In recent years, marriage has shifted away from its historical role as a civic institution bonding parents to children to now being commonly understood as an institution nurturing emotional satisfaction, attraction and sexual chemistry between individuals. These differing values alter the timeline and selection of a long-term mate. A 2012 report from the U.S. Census Bureau shows the average age of first marriage has reached historic heights, hovering at around 27 for women and 29 for men, reaching into the mid-thirties for many adults in big cities. That delay is not because our generation is afraid of marriage, but rather, that we are terrified of divorce. So we postpone marriage, trying to secure "forever" by testing out the "temporary." Cohabitation is thriving, with over 7.5 million unmarried couples living together, up from about 450,000 in 1960. A full two-thirds of 20-somethings agree that this is a good way to avoid divorce.
We heard that those who get married later and possess a college degree have fewer divorces and more stable marriages. So we spend our twenties trying to find ourselves through travel, accumulating degrees and building a career. Marriage will be the capstone of our achievements, and nothing less than tying the knot with a soul mate will suffice. But the tragic irony is that soul mate thinking makes us increasingly likely to divorce. A study of 1,400 married men and women shows that people who hold soul mate orientations are 150% more likely to end up divorced than those who do not.
The widespread cultural belief in "soul mate ideology" undermines our chances at happiness because it makes us passive receivers of idyllic romantic expectations. Further, it fosters self-centeredness; one rarely longs to be a soul mate for someoneelse, which would require effort. For this reason, believing in soul mates is one of the most dis-empowering belief systems we can adopt. As millennials, we pride ourselves on actively pursuing the life we want to live, rather than simply accepting whatever hand we are dealt. We are innovative, passionate, proactive and not afraid to take risks. Yet, there is a disconnect when it comes to our desire for lasting love. Though there are prospects around us, we forgo taking the concrete steps needed to build happy compatible relationships because we do not "feel a spark." We are passively waiting on the sidelines for love to "happen," and then wonder why it is so difficult.

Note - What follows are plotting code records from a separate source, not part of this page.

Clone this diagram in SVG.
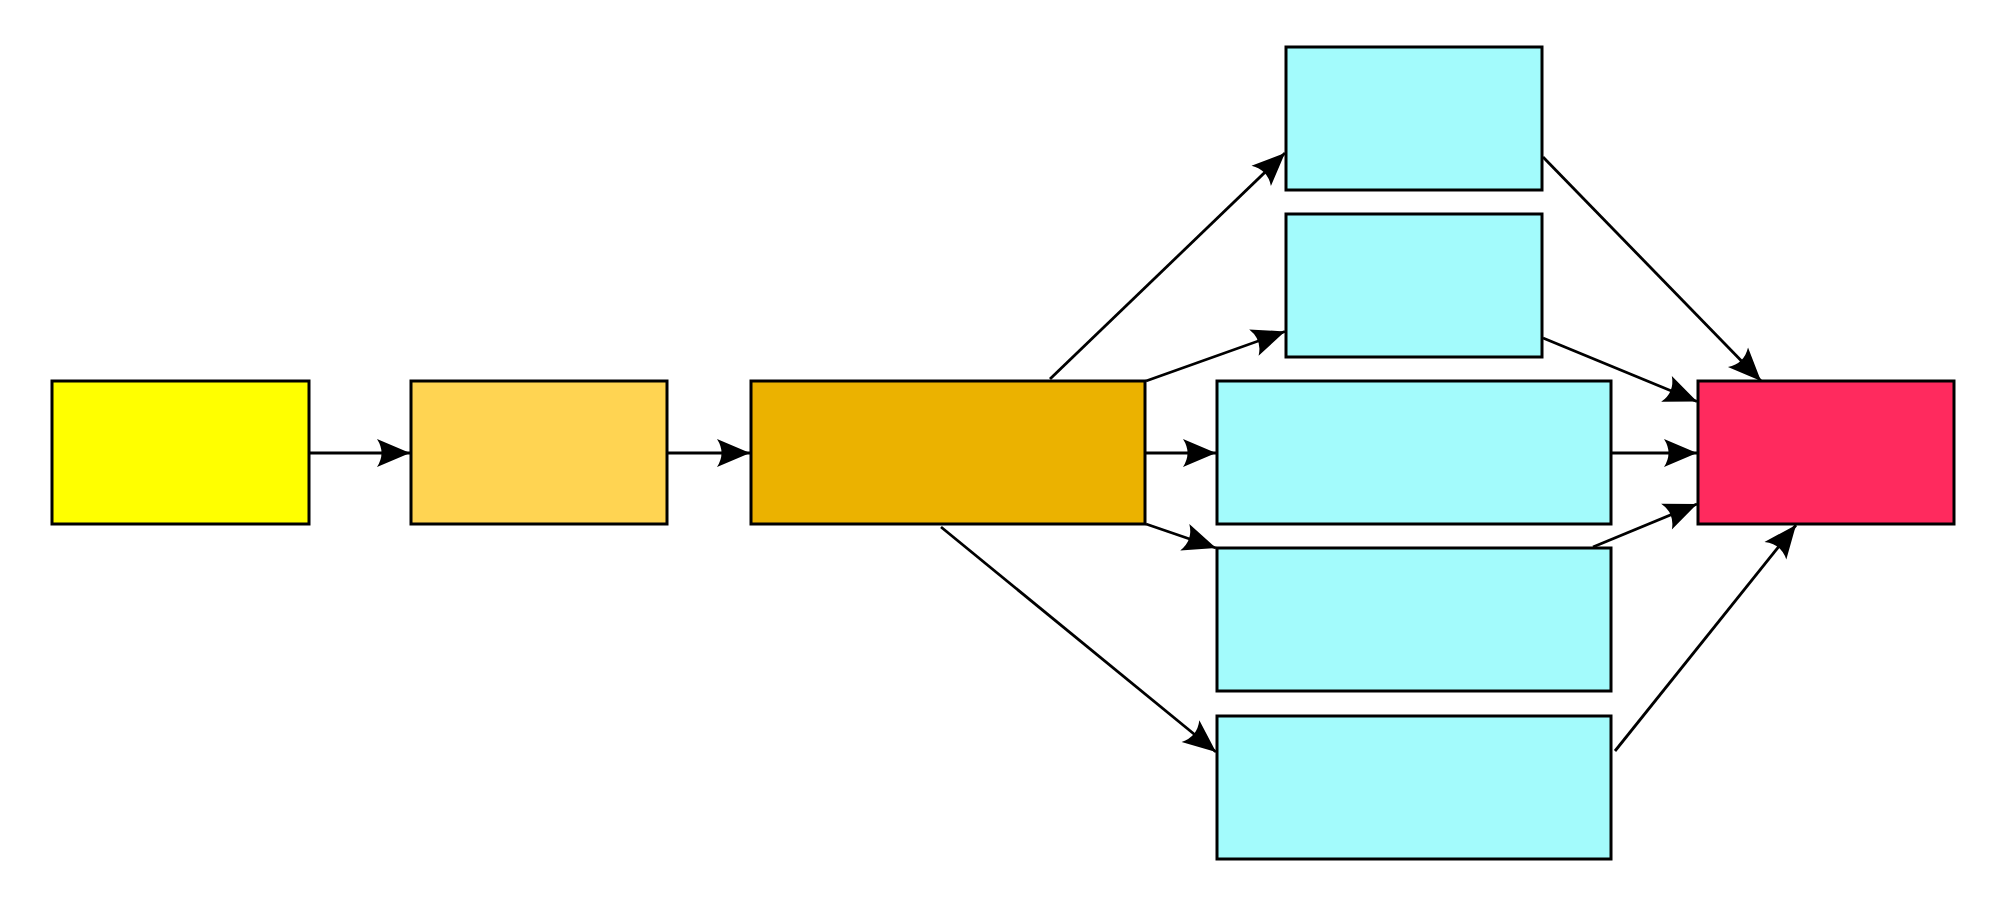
<svg xmlns="http://www.w3.org/2000/svg" width="2000" height="910" viewBox="0 0 2000 910">
<style>
.n{stroke:#000;stroke-width:3}
.e{fill:none;stroke:#000;stroke-width:2.8;marker-end:url(#ah)}
</style>
<defs>
<marker id="ah" markerUnits="userSpaceOnUse" markerWidth="40" markerHeight="34" viewBox="-36 -17 38 34" refX="0" refY="0" orient="auto">
<path d="M0,0 L-33,-14 Q-24,0 -33,14 Z" fill="#000"/>
</marker>
</defs>
<rect width="2000" height="910" fill="#fff"/>
<g id="connectors">
<line class="e" x1="309" y1="453" x2="410" y2="453"/>
<line class="e" x1="667" y1="453" x2="750" y2="453"/>
<line class="e" x1="1050" y1="379" x2="1285" y2="153"/>
<line class="e" x1="1146" y1="381" x2="1285" y2="331.5"/>
<line class="e" x1="1146" y1="453" x2="1216" y2="453"/>
<line class="e" x1="1146" y1="524" x2="1216" y2="548"/>
<line class="e" x1="941" y1="527" x2="1216" y2="752"/>
<line class="e" x1="1543" y1="157" x2="1761" y2="381"/>
<line class="e" x1="1543" y1="338" x2="1697" y2="401.5"/>
<line class="e" x1="1611" y1="453" x2="1697" y2="453"/>
<line class="e" x1="1593" y1="547" x2="1697" y2="504"/>
<line class="e" x1="1615" y1="751" x2="1796" y2="525"/>
</g>
<g id="n1"><rect class="n" x="52" y="381" width="257" height="143" fill="#ffff00"/></g>
<g id="n2"><rect class="n" x="411" y="381" width="256" height="143" fill="#ffd452"/></g>
<g id="n3"><rect class="n" x="751" y="381" width="394" height="143" fill="#ebb200"/></g>
<g id="n4"><rect class="n" x="1286" y="47" width="256" height="143" fill="#a3fbfc"/></g>
<g id="n5"><rect class="n" x="1286" y="214" width="256" height="143" fill="#a3fbfc"/></g>
<g id="n6"><rect class="n" x="1217" y="381" width="394" height="143" fill="#a3fbfc"/></g>
<g id="n7"><rect class="n" x="1217" y="548" width="394" height="143" fill="#a3fbfc"/></g>
<g id="n8"><rect class="n" x="1217" y="716" width="394" height="143" fill="#a3fbfc"/></g>
<g id="n9"><rect class="n" x="1698" y="381" width="256" height="143" fill="#ff2a5e"/></g>
</svg>
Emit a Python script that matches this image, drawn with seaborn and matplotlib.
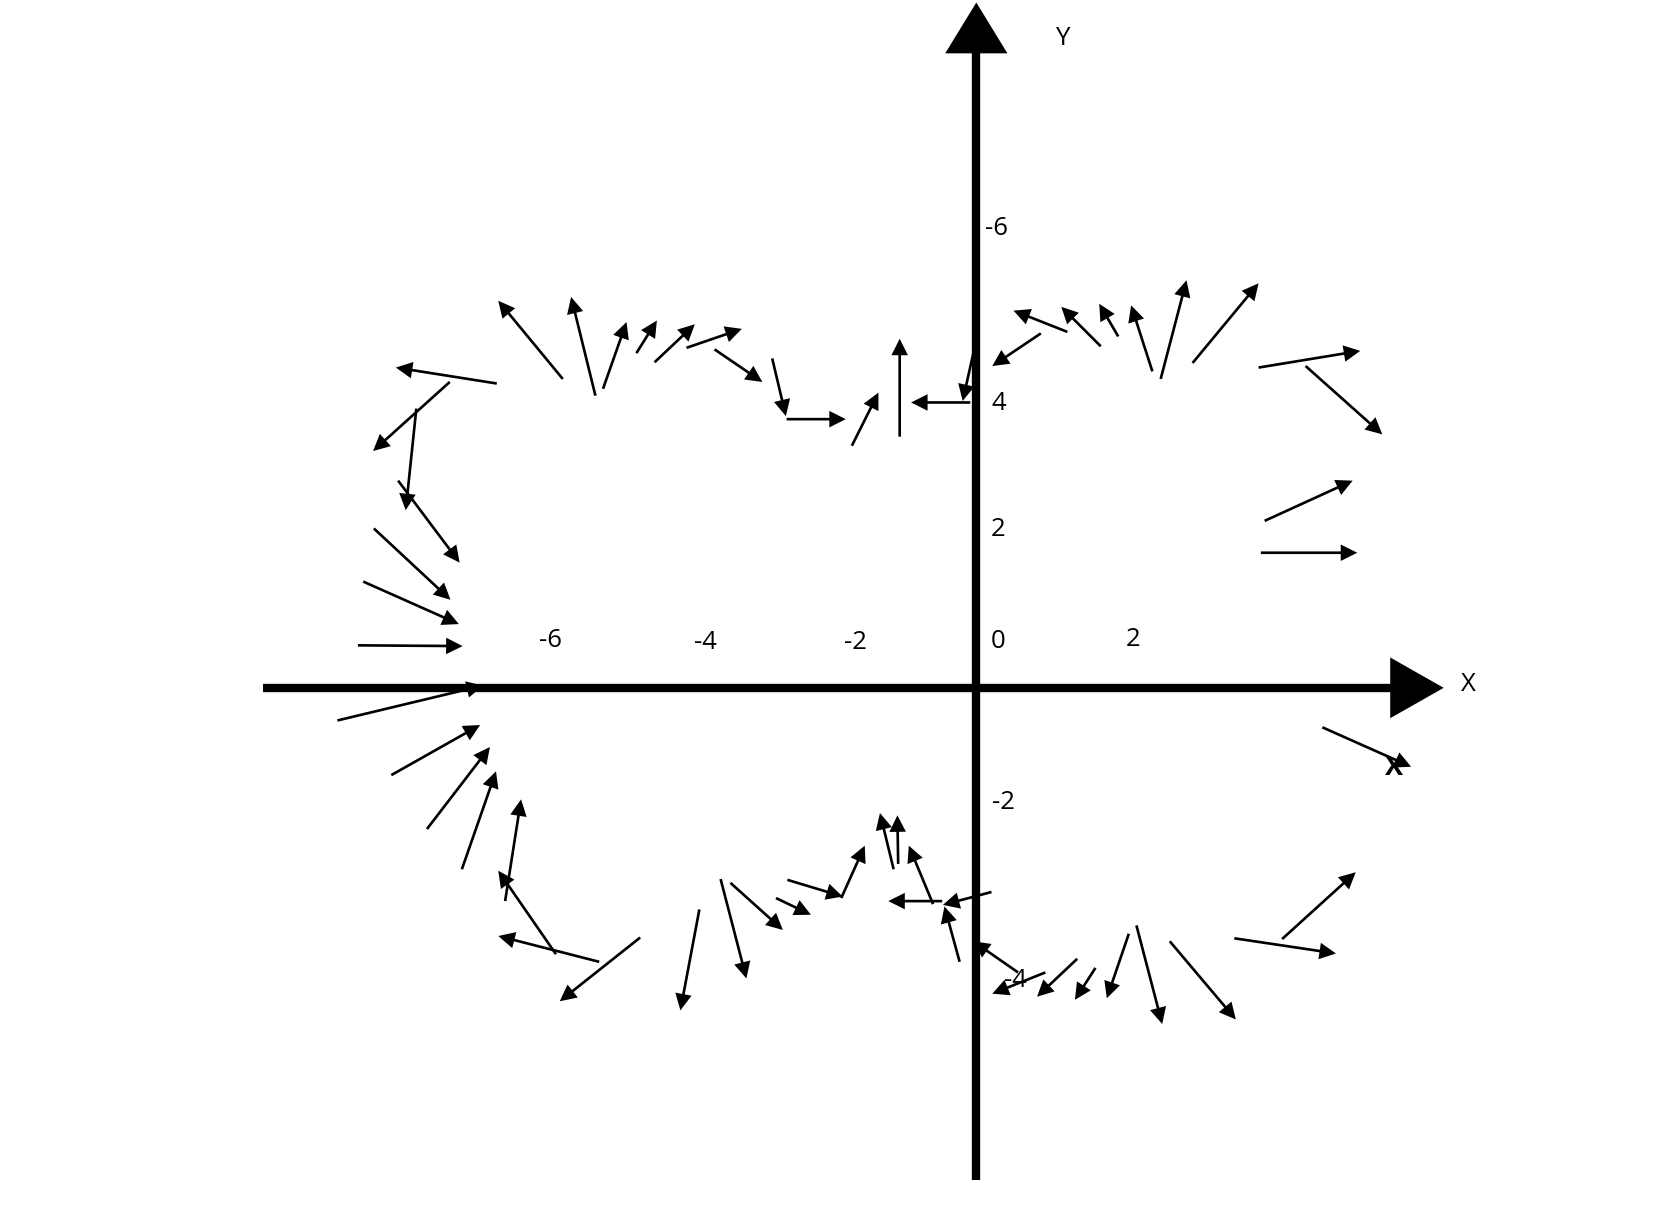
import numpy as np
import matplotlib
matplotlib.use("Agg")
import matplotlib.pyplot as plt
import seaborn as sns

sns.set_theme(style="white")
plt.rcParams['font.family'] = ['Open Sans', 'DejaVu Sans']

# Arrow tails (x, y) and components (u, v) in data units
x = [-5.45, -5.02, -4.92, -4.48, -4.24, -3.82, -3.45, -2.69, -2.50, -1.64,
     -1.01, -0.08, -0.03, -6.32, -6.94, -7.38, -7.62, -7.94, -8.08, -8.15,
     -8.42, -7.71, -7.24, -6.78, -6.21, -5.54, -4.97, -4.43, -3.65, -3.37,
     -3.24, -2.64, -2.49, -1.78, -1.09, -1.03, -0.57, -0.45, 0.20, -0.22,
     0.55, 0.91, 1.33, 1.57, 2.01, 2.11, 2.55, 3.40, 4.03, 4.56,
     0.85, 1.20, 1.64, 1.87, 2.32, 2.43, 2.85, 3.72, 4.34, 3.80, 3.75]
y = [4.07, 3.85, 3.94, 4.41, 4.29, 4.48, 4.46, 4.34, 3.54, 3.19,
     3.31, 3.76, 4.45, 4.01, 4.03, 3.68, 2.73, 2.10, 1.40, 0.56,
     -0.43, -1.15, -1.86, -2.39, -2.81, -3.51, -3.61, -3.29, -2.92, -2.52,
     -2.57, -2.77, -2.53, -2.77, -2.39, -2.32, -2.85, -2.81, -2.69, -3.61,
     -3.75, -3.75, -3.57, -3.69, -3.24, -3.13, -3.34, -3.30, -3.31, -0.52,
     4.67, 4.69, 4.50, 4.63, 4.17, 4.07, 4.28, 4.22, 4.24, 2.20, 1.78]
u = [-0.85, -0.32, 0.31, 0.27, 0.53, 0.73, 0.63, 0.18, 0.78, 0.35,
     0.00, -0.78, -0.15, -1.33, -1.01, -0.14, 0.81, 1.01, 1.26, 1.38,
     1.92, 1.17, 0.83, 0.45, 0.21, -0.76, -1.33, -1.06, -0.25, 0.34,
     0.69, 0.46, 0.73, 0.31, -0.18, -0.01, -0.32, -0.71, -0.64, -0.20,
     -0.59, -0.70, -0.53, -0.27, -0.29, 0.34, 0.87, 1.34, 0.97, 1.17,
     -0.64, -0.71, -0.52, -0.25, -0.28, 0.34, 0.87, 1.34, 1.01, 1.16, 1.27]
v = [1.03, 1.30, 0.88, 0.43, 0.50, 0.25, -0.43, -0.76, 0.00, 0.70,
     1.29, 0.00, -0.67, 0.21, -0.91, -1.34, -1.08, -0.94, -0.56, -0.01,
     0.46, 0.66, 1.08, 1.29, 1.34, 1.10, 0.34, -0.84, -1.33, -1.31,
     -0.62, -0.22, -0.22, 0.69, 0.74, 0.64, 0.77, 0.00, -0.17, 0.73,
     0.41, -0.28, -0.50, -0.42, -0.85, -1.30, -1.03, -0.20, 0.88, -0.52,
     -0.43, 0.28, 0.52, 0.43, 0.87, 1.30, 1.05, 0.22, -0.90, 0.53, 0.00]

# Tick labels as they appear on the chart
xtick_labels = ["-6", "-4", "-2", "0", "2"]
xtick_pos_x = [-5.61, -3.57, -1.59, 0.29, 2.07]
xtick_pos_y = [0.63, 0.60, 0.60, 0.61, 0.64]
ytick_labels = ["-6", "4", "2", "-2", "-4"]
ytick_pos_x = [0.27, 0.29, 0.29, 0.36, 0.52]
ytick_pos_y = [6.05, 3.75, 2.08, -1.51, -3.85]

fig = plt.figure(figsize=(16.64, 12.26), dpi=100)
ax = fig.add_axes([0, 0, 1, 1])
ax.set_xlim(-12.867, 9.063)
ax.set_ylim(-7.091, 9.063)
ax.axis('off')

# Hand-drawn axes with arrowheads
ax.plot([-9.40, 5.50], [0, 0], color='black', lw=6, solid_capstyle='butt', zorder=2)
ax.fill([5.455, 6.16, 5.455], [0.40, 0.0, -0.40], color='black', lw=0, zorder=2)
ax.plot([0, 0], [-6.49, 8.40], color='black', lw=6, solid_capstyle='butt', zorder=2)
ax.fill([-0.41, 0.0, 0.41], [8.36, 9.03, 8.36], color='black', lw=0, zorder=2)

ax.quiver(x, y, u, v, angles='xy', scale_units='xy', scale=1,
          width=0.0016, headwidth=6.2, headlength=6.2, headaxislength=6.2,
          color='black', zorder=3)

fs = 18.5
for lab, px, py in zip(xtick_labels, xtick_pos_x, xtick_pos_y):
    ax.text(px, py, lab, ha='center', va='center', fontsize=fs, color='black')
for lab, px, py in zip(ytick_labels, ytick_pos_x, ytick_pos_y):
    ax.text(px, py, lab, ha='center', va='center', fontsize=fs, color='black')

ax.text(6.49, 0.05, "X", ha='center', va='center', fontsize=fs, color='black')
ax.text(1.13, 8.56, "Y", ha='center', va='center', fontsize=fs, color='black')
ax.text(5.51, -1.05, "X", ha='center', va='center', fontsize=fs + 1,
        fontweight='bold', color='black')

fig.savefig("out.png", dpi=100)
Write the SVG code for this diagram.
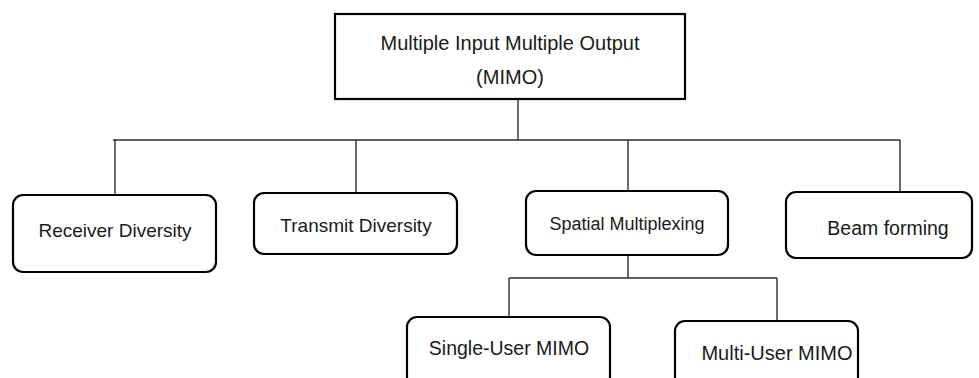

Compatibility is something co-created through intentionality and conscious choice. It involves mutual sacrifice, effort and commitment for the sake of the other's benefit. A recent study found that of the couples who demonstrate above average daily generosity, 50% of them report being "very happy" in marriage; among the low generosity scores, only 14% can say the same. As studies indicate, selflessness is required to create mutual compatibility. It is not instantaneous, nor does it usually begin with true love's kiss.
We both know from experience that there are some you naturally connect with and others you do not. This is not a call towards forced attraction or companionship. But, our romantic futures should not be placed in the hands of blind chance. It is time we roll up our sleeves and shift our expectations from unattainable perfection to realistic romance, one that accounts for imperfection. We must understand that work in a relationship is a necessary key to success, rather than an indication of imminent failure. We will be letting go of a tired plot line that sets us up for disappointment and embracing an active role in our own unique story.
How refreshing to know that we do not have to be perfect to be lovable, and that our romantic success is not solely dependent on finding the "right" fit, but instead built through cultivating daily moments of generosity, sacrifice and conscious coupling.